Thursday saw the London referendum. The campaign for a puppet London mayor and an emasculated Greater London Authority forms an important part of the Blairite project. It will provide an elected dictator under the guise of ‘renovating’ local democracy. If Blair gets what he wants, New Labour’s hegemony over society will be further advanced.

The referendum confronted the left with a very real, all too concrete political issue. Was it correct to boycott the whole charade - or should we have voted ‘yes’ or ‘no’? There were no other options - even in the imagination. Anyone eagerly turning to the left press for guidance will find ... nothing. Or to be more exact, they will find fudge, evasion and Delphic utterances. Clarity and leadership are two qualities they will not find.

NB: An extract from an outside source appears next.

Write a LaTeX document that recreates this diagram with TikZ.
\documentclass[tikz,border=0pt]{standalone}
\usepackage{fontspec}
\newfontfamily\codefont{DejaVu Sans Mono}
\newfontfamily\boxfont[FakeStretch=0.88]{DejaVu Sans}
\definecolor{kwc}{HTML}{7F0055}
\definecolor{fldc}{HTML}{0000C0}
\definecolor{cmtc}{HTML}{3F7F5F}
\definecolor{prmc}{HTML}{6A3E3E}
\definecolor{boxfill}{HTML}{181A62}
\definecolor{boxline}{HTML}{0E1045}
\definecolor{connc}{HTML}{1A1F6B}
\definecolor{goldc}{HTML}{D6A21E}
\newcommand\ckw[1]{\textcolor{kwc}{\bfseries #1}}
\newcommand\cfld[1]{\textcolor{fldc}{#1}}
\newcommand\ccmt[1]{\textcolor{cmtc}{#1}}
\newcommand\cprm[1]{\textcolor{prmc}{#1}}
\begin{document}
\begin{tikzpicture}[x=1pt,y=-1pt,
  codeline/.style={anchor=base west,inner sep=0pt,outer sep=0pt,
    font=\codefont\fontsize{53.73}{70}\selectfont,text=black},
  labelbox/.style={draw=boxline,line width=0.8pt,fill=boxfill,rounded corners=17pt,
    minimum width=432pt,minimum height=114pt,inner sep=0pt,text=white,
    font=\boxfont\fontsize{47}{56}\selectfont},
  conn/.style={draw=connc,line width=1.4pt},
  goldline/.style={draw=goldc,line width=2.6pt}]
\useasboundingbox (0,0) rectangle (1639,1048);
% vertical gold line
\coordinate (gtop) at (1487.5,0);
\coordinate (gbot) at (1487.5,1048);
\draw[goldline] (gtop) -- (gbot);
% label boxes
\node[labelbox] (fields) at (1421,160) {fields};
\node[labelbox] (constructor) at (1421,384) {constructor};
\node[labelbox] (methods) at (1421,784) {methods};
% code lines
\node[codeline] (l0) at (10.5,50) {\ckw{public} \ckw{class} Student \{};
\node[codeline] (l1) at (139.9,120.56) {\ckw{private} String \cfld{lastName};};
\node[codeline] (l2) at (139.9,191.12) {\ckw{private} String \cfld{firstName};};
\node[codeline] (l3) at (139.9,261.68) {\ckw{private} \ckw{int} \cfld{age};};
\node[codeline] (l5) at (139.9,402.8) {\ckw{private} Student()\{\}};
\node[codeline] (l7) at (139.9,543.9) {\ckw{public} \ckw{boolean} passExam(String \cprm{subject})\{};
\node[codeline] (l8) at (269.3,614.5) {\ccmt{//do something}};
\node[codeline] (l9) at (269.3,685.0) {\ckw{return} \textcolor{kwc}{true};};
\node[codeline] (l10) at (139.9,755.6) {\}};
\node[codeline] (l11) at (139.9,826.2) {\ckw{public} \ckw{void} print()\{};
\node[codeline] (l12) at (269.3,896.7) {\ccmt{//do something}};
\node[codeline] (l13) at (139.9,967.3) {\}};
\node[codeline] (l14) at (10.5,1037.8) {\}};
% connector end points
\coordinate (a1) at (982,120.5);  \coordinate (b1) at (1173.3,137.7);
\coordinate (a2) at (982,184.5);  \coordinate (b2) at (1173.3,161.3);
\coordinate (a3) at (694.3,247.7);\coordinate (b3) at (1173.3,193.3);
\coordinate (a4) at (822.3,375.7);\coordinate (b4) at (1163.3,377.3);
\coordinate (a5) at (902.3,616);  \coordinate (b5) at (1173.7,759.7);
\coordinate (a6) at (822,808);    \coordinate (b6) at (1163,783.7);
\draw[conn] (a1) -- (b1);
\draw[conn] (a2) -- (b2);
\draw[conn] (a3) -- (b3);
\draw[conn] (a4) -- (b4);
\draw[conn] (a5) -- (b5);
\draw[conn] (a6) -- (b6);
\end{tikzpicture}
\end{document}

In reality of course, the ‘mute left’ were sending out the subliminal message - ‘Vote yes, vote yes, vote yes ...’ This certainly seems the case with Socialist Worker. Under the headline, ‘Proposals for London mayor offers less than the GLC’, we are told:

“But the proposals for a new set-up in London will bring hardly any change. The five million London voters will be asked ... to vote to set up a directly elected mayor for the capital and a 25-member assembly. The majority of Londoners want to see a return of the Greater London Council which Margaret Thatcher abolished in 1986. But the proposed mayor and assembly fall short of even the limited democracy of the GLC” (May 2).

The SWP comrades seem unable to grasp that the May 7 referendum - and the May 22 joint referendums in Ireland - are all part of Blair’s wider plans for constitutional reform from above. Blair wants his ‘democracy’ to smother real democracy and usher in - in theory - the victory of ‘third way’ capitalism. However, for opportunist ideological reasons the SWP wilfully refuses to understand or recognise this basic fact of British political life. Then again, how can it? It enthusiastically said ‘yes, yes’ to the September 11 Scottish referendum and it will - albeit perhaps slightly less enthusiastically - say ‘yes’ on May 22 to the imperialist peace process.

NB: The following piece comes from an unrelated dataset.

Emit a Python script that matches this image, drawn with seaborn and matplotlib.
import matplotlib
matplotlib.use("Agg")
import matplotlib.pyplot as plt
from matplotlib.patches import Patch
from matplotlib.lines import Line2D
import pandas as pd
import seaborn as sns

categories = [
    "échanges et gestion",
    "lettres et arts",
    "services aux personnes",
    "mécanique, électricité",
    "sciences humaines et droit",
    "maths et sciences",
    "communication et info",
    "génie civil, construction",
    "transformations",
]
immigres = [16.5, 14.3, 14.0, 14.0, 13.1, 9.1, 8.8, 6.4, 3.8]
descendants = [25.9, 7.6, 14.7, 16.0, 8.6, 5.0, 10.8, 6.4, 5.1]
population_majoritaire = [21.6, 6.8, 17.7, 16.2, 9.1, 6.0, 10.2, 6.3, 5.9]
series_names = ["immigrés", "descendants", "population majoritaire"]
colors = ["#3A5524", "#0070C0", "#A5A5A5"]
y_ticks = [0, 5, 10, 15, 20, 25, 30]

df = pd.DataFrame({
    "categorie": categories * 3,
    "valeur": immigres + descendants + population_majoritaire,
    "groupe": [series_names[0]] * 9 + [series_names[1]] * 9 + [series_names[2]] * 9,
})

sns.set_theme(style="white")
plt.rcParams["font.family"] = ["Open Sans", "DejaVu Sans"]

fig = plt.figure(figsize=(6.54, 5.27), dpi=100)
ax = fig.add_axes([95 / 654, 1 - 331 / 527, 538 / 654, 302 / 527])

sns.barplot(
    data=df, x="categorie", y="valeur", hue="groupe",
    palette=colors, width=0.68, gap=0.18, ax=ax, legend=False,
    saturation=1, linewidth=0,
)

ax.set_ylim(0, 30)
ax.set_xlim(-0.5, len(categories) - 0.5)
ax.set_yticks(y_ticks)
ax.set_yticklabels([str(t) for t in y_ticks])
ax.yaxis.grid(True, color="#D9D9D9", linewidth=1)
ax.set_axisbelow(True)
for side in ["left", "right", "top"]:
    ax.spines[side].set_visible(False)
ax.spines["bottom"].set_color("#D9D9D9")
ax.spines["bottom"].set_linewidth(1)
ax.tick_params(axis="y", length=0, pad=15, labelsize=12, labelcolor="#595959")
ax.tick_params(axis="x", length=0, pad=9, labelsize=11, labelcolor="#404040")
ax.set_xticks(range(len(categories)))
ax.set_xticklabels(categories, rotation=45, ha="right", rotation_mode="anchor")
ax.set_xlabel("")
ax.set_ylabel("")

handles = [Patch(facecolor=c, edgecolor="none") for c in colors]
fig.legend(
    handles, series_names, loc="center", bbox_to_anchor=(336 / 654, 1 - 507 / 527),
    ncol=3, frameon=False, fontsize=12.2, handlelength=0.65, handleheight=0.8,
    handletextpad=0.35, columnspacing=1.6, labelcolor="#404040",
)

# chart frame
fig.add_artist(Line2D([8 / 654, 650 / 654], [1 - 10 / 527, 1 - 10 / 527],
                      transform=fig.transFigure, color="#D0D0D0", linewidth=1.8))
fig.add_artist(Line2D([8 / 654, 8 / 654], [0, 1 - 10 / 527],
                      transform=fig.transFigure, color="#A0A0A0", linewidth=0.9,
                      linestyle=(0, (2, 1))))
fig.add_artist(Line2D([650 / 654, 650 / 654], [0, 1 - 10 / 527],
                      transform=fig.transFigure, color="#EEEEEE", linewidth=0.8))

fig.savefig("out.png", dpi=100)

Socialist Worker complained:

“The city will be divided into 14 voting districts, each of which will elect just one assembly member ... With only one member covering more than two of the current boroughs, the assembly will be insulated from democratic pressure. The assembly will need a two thirds majority to challenge the mayor. The mayor will simply appoint people to the fire authority and economic development boards. The government will prevent the GLA from redistributing wealth in Britain’s most class-divided city by taxing the rich.

“New Labour’s plan for London is a thin democratic veneer on a system which will leave most power in the hands of unelected quangos”.

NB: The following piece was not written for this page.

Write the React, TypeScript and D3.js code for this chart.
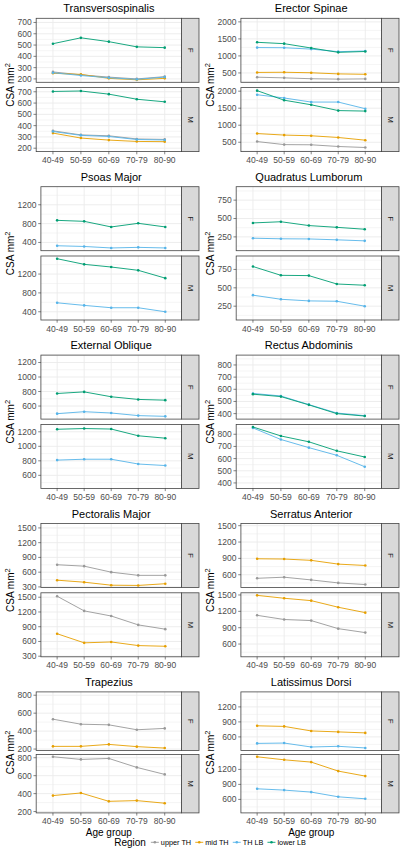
import React from "react";
import * as d3 from "d3";

// ---------- data ----------
const ageGroups = ["40-49", "50-59", "60-69", "70-79", "80-90"];
const regions = ["upper TH", "mid TH", "TH LB", "lower LB"];
const regionLabels = ["upper TH", "mid TH", "TH LB", "lower LB"];
const regionColors = ["#999999", "#E69F00", "#56B4E9", "#009E73"];
const sexes = ["F", "M"];

type Series = { region: string; values: number[] };

const transversospinalisF: Series[] = [
  { region: "upper TH", values: [262, 236, 216, 200, 220] },
  { region: "mid TH", values: [250, 240, 205, 192, 205] },
  { region: "TH LB", values: [255, 230, 210, 196, 216] },
  { region: "lower LB", values: [512, 564, 530, 484, 477] },
];
const transversospinalisM: Series[] = [
  { region: "upper TH", values: [354, 318, 310, 282, 278] },
  { region: "mid TH", values: [334, 290, 272, 260, 258] },
  { region: "TH LB", values: [348, 314, 304, 277, 273] },
  { region: "lower LB", values: [703, 707, 679, 634, 611] },
];
const erectorF: Series[] = [
  { region: "upper TH", values: [375, 355, 330, 318, 325] },
  { region: "mid TH", values: [515, 520, 505, 472, 460] },
  { region: "TH LB", values: [1245, 1240, 1200, 1125, 1145] },
  { region: "lower LB", values: [1400, 1360, 1232, 1105, 1130] },
];
const erectorM: Series[] = [
  { region: "upper TH", values: [520, 430, 425, 375, 345] },
  { region: "mid TH", values: [755, 710, 690, 640, 560] },
  { region: "TH LB", values: [1895, 1800, 1680, 1680, 1485] },
  { region: "lower LB", values: [2015, 1735, 1600, 1430, 1415] },
];
const psoasF: Series[] = [
  { region: "TH LB", values: [330, 315, 283, 296, 283] },
  { region: "lower LB", values: [869, 848, 729, 806, 729] },
];
const psoasM: Series[] = [
  { region: "TH LB", values: [590, 535, 485, 485, 400] },
  { region: "lower LB", values: [1525, 1406, 1349, 1279, 1113] },
];
const quadratusF: Series[] = [
  { region: "TH LB", values: [232, 224, 222, 210, 196] },
  { region: "lower LB", values: [440, 456, 404, 380, 354] },
];
const quadratusM: Series[] = [
  { region: "TH LB", values: [400, 344, 322, 317, 250] },
  { region: "lower LB", values: [790, 670, 666, 552, 535] },
];
const externalObliqueF: Series[] = [
  { region: "TH LB", values: [495, 522, 504, 468, 458] },
  { region: "lower LB", values: [773, 795, 728, 691, 681] },
];
const externalObliqueM: Series[] = [
  { region: "TH LB", values: [810, 822, 822, 756, 735] },
  { region: "lower LB", values: [1235, 1245, 1238, 1145, 1112] },
];
const rectusF: Series[] = [
  { region: "TH LB", values: [566, 545, 474, 405, 383] },
  { region: "lower LB", values: [560, 540, 472, 400, 380] },
];
const rectusM: Series[] = [
  { region: "TH LB", values: [852, 757, 690, 627, 533] },
  { region: "lower LB", values: [860, 786, 738, 664, 613] },
];
const pectoralisF: Series[] = [
  { region: "upper TH", values: [751, 722, 600, 535, 535] },
  { region: "mid TH", values: [437, 396, 335, 330, 365] },
];
const pectoralisM: Series[] = [
  { region: "upper TH", values: [1520, 1222, 1118, 937, 850] },
  { region: "mid TH", values: [757, 572, 590, 516, 502] },
];
const serratusF: Series[] = [
  { region: "upper TH", values: [535, 555, 505, 450, 420] },
  { region: "mid TH", values: [893, 888, 864, 795, 770] },
];
const serratusM: Series[] = [
  { region: "upper TH", values: [1127, 1050, 1030, 882, 810] },
  { region: "mid TH", values: [1493, 1440, 1396, 1275, 1176] },
];
const trapeziusF: Series[] = [
  { region: "upper TH", values: [533, 477, 470, 415, 430] },
  { region: "mid TH", values: [230, 230, 252, 227, 211] },
];
const trapeziusM: Series[] = [
  { region: "upper TH", values: [811, 781, 792, 692, 614] },
  { region: "mid TH", values: [378, 407, 314, 322, 293] },
];
const latissimusF: Series[] = [
  { region: "mid TH", values: [822, 810, 719, 700, 680] },
  { region: "TH LB", values: [470, 477, 398, 412, 379] },
];
const latissimusM: Series[] = [
  { region: "mid TH", values: [1452, 1392, 1346, 1166, 1066] },
  { region: "TH LB", values: [812, 786, 746, 652, 612] },
];

// y-axis limits and breaks per muscle
const transversospinalisLimits = [170, 737];
const transversospinalisTicks = [200, 300, 400, 500, 600, 700];
const erectorLimits = [225, 2105];
const erectorTicks = [500, 1000, 1500, 2000];
const psoasLimits = [225, 1583];
const psoasTicks = [400, 800, 1200];
const quadratusLimits = [62, 933];
const quadratusTicks = [250, 500, 750];
const externalObliqueLimits = [420, 1302];
const externalObliqueTicks = [600, 800, 1000, 1200];
const rectusLimits = [355, 881];
const rectusTicks = [400, 500, 600, 700, 800];
const pectoralisLimits = [288, 1590];
const pectoralisTicks = [300, 600, 900, 1200, 1500];
const serratusLimits = [366, 1540];
const serratusTicks = [600, 900, 1200, 1500];
const trapeziusLimits = [185, 837];
const trapeziusTicks = [200, 400, 600, 800];
const latissimusLimits = [330, 1500];
const latissimusTicks = [600, 900, 1200];

const muscles = [
  { name: "Transversospinalis", F: transversospinalisF, M: transversospinalisM, limits: transversospinalisLimits, ticks: transversospinalisTicks },
  { name: "Erector Spinae", F: erectorF, M: erectorM, limits: erectorLimits, ticks: erectorTicks },
  { name: "Psoas Major", F: psoasF, M: psoasM, limits: psoasLimits, ticks: psoasTicks },
  { name: "Quadratus Lumborum", F: quadratusF, M: quadratusM, limits: quadratusLimits, ticks: quadratusTicks },
  { name: "External Oblique", F: externalObliqueF, M: externalObliqueM, limits: externalObliqueLimits, ticks: externalObliqueTicks },
  { name: "Rectus Abdominis", F: rectusF, M: rectusM, limits: rectusLimits, ticks: rectusTicks },
  { name: "Pectoralis Major", F: pectoralisF, M: pectoralisM, limits: pectoralisLimits, ticks: pectoralisTicks },
  { name: "Serratus Anterior", F: serratusF, M: serratusM, limits: serratusLimits, ticks: serratusTicks },
  { name: "Trapezius", F: trapeziusF, M: trapeziusM, limits: trapeziusLimits, ticks: trapeziusTicks },
  { name: "Latissimus Dorsi", F: latissimusF, M: latissimusM, limits: latissimusLimits, ticks: latissimusTicks },
];

// ---------- layout / style ----------
const W = 400;
const H = 852;
const FONT = "'Liberation Sans', Arial, Helvetica, sans-serif";
const TICK_FS = 8.5;
const TITLE_FS = 11;
const AXIS_TITLE_FS = 10;
const STRIP_FS = 8;
const LEGEND_FS = 7.3;
const TICK_COLOR = "#4D4D4D";
const BORDER = "#444444";
const GRID = "#EBEBEB";

let _ctx: CanvasRenderingContext2D | null = null;
function textWidth(s: string, size: number): number {
  if (!_ctx) {
    const c = document.createElement("canvas");
    _ctx = c.getContext("2d");
  }
  if (!_ctx) return s.length * size * 0.556;
  _ctx.font = `${size}px ${FONT}`;
  return _ctx.measureText(s).width;
}

function rowGeom(r: number) {
  const top = 18.3 + r * 168.4;
  const last = r === 4;
  const ph = last ? 58.5 : 64;
  const gap = last ? 4 : 5.3;
  return {
    facets: [
      { top, bottom: top + ph },
      { top: top + ph + gap, bottom: top + 2 * ph + gap },
    ],
    last,
  };
}

function minorBreaks(ticks: number[], limits: number[]) {
  const step = ticks[1] - ticks[0];
  const out: number[] = [];
  for (let v = ticks[0] - step / 2; v <= ticks[ticks.length - 1] + step; v += step) {
    if (v >= limits[0] && v <= limits[1]) out.push(v);
  }
  return out;
}

function MusclePanel({ m, idx }: { m: (typeof muscles)[number]; idx: number }) {
  const col = idx % 2;
  const row = Math.floor(idx / 2);
  const colX = col * 200;
  const geom = rowGeom(row);
  const maxTickW = d3.max(m.ticks, (t) => textWidth(String(t), TICK_FS)) || 0;
  const left = colX + 17 + maxTickW + 5;
  const right = colX + 181.5;
  const stripR = colX + 199;
  const x = d3.scalePoint<string>().domain(ageGroups).range([left, right]).padding(0.6);
  const minors = minorBreaks(m.ticks, m.limits);
  const facetTop = geom.facets[0].top;
  const facetBottom = geom.facets[1].bottom;
  const cx = (left + right) / 2;

  return (
    <g>
      <text x={cx} y={facetTop - 6} textAnchor="middle" fontSize={TITLE_FS} fill="#000">
        {m.name}
      </text>
      <text
        transform={`translate(${colX + 14},${(facetTop + facetBottom) / 2}) rotate(-90)`}
        textAnchor="middle"
        fontSize={AXIS_TITLE_FS}
        fill="#000"
      >
        CSA mm
        <tspan fontSize={AXIS_TITLE_FS * 0.75} dy={-4}>
          2
        </tspan>
      </text>
      {sexes.map((sex, si) => {
        const f = geom.facets[si];
        const y = d3.scaleLinear().domain(m.limits).range([f.bottom, f.top]);
        const series: Series[] = (m as any)[sex];
        const line = d3
          .line<number>()
          .x((_, i) => x(ageGroups[i]) as number)
          .y((v) => y(v));
        return (
          <g key={sex}>
            <rect x={left} y={f.top} width={right - left} height={f.bottom - f.top} fill="#fff" />
            {minors.map((v) => (
              <line key={"mi" + v} x1={left} x2={right} y1={y(v)} y2={y(v)} stroke={GRID} strokeWidth={0.5} />
            ))}
            {m.ticks.map((v) => (
              <line key={"ma" + v} x1={left} x2={right} y1={y(v)} y2={y(v)} stroke={GRID} strokeWidth={0.9} />
            ))}
            {ageGroups.map((a) => (
              <line key={"gx" + a} x1={x(a)} x2={x(a)} y1={f.top} y2={f.bottom} stroke={GRID} strokeWidth={0.9} />
            ))}
            {series.map((s) => {
              const ci = regions.indexOf(s.region);
              return (
                <path key={"l" + s.region} d={line(s.values) || ""} fill="none" stroke={regionColors[ci]} strokeWidth={0.9} />
              );
            })}
            {series.map((s) => {
              const ci = regions.indexOf(s.region);
              return s.values.map((v, i) => (
                <circle key={"p" + s.region + i} cx={x(ageGroups[i])} cy={y(v)} r={1.3} fill={regionColors[ci]} />
              ));
            })}
            <rect x={left} y={f.top} width={right - left} height={f.bottom - f.top} fill="none" stroke={BORDER} strokeWidth={0.8} />
            <rect x={right} y={f.top} width={stripR - right} height={f.bottom - f.top} fill="#D9D9D9" stroke={BORDER} strokeWidth={0.8} />
            <text
              transform={`translate(${(right + stripR) / 2},${(f.top + f.bottom) / 2}) rotate(90)`}
              textAnchor="middle"
              dominantBaseline="central"
              fontSize={STRIP_FS}
              fill="#1A1A1A"
            >
              {sex}
            </text>
            {m.ticks.map((v) => (
              <g key={"t" + v}>
                <line x1={left - 2.7} x2={left} y1={y(v)} y2={y(v)} stroke="#333" strokeWidth={0.6} />
                <text x={left - 4.5} y={y(v)} dy="0.35em" textAnchor="end" fontSize={TICK_FS} fill={TICK_COLOR}>
                  {v}
                </text>
              </g>
            ))}
          </g>
        );
      })}
      {ageGroups.map((a) => (
        <g key={"xt" + a}>
          <line x1={x(a)} x2={x(a)} y1={facetBottom} y2={facetBottom + 2.7} stroke="#333" strokeWidth={0.6} />
          <text x={x(a)} y={facetBottom + 11.5} textAnchor="middle" fontSize={TICK_FS} fill={TICK_COLOR}>
            {a}
          </text>
        </g>
      ))}
      {geom.last && (
        <text x={cx} y={facetBottom + 23.3} textAnchor="middle" fontSize={AXIS_TITLE_FS} fill="#000">
          Age group
        </text>
      )}
    </g>
  );
}

function Legend() {
  const yC = 842.3;
  const titleW = textWidth("Region", AXIS_TITLE_FS);
  const keyW = 8;
  const items = regionLabels.map((l) => textWidth(l, LEGEND_FS));
  const total = titleW + 5 + d3.sum(items) + regionLabels.length * (keyW + 2) + (regionLabels.length - 1) * 4;
  let cur = 210 - total / 2;
  const startTitle = cur;
  cur += titleW + 5;
  const pos = items.map((w) => {
    const p = cur;
    cur += keyW + 2 + w + 4;
    return p;
  });
  return (
    <g>
      <text x={startTitle} y={yC} dy="0.35em" fontSize={AXIS_TITLE_FS} fill="#000">
        Region
      </text>
      {regionLabels.map((l, i) => (
        <g key={l}>
          <line x1={pos[i]} x2={pos[i] + keyW} y1={yC} y2={yC} stroke={regionColors[i]} strokeWidth={0.9} />
          <circle cx={pos[i] + keyW / 2} cy={yC} r={1.3} fill={regionColors[i]} />
          <text x={pos[i] + keyW + 2} y={yC} dy="0.35em" fontSize={LEGEND_FS} fill="#000">
            {l}
          </text>
        </g>
      ))}
    </g>
  );
}

export default function App() {
  return (
    <svg
      width={W}
      height={H}
      viewBox={`0 0 ${W} ${H}`}
      style={{ position: "absolute", left: 0, top: 0, display: "block", background: "#fff" }}
      fontFamily={FONT}
    >
      <rect x={0} y={0} width={W} height={H} fill="#fff" />
      {muscles.map((m, i) => (
        <MusclePanel key={m.name} m={m} idx={i} />
      ))}
      <Legend />
    </svg>
  );
}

So, why did the SWP vote ‘yes’ to “unelected quangos” and Blair’s anti-democratic “veneer”?

The Socialist Party, in even more cowardly fashion, choose to ignore the referendum issue altogether, so deep has its internal crisis become. It simply wished it away. The front page of The Socialist proclaimed: “Vote Socialist where you live, join the Socialist Party and fight for a real alternative to Blair’s Tory policies” (May 1). But what if there was no “Socialist” standing “where you live”? Should you have voted SLP or Socialist Alliance? Or was it OK to have voted New Labour? And what about the referendum itself?

The only possible way to fathom the SP’s position on the referendum was by actually attending a meeting - and then forcefully dragging an answer out of a tongue-tied SP spokesperson. However, the determined interrogator will discover that our fearless SP comrade would have said - cough, cough; eyes down; shuffle the feet aimlessly - ‘yes’ to Blair and his anti-working class project.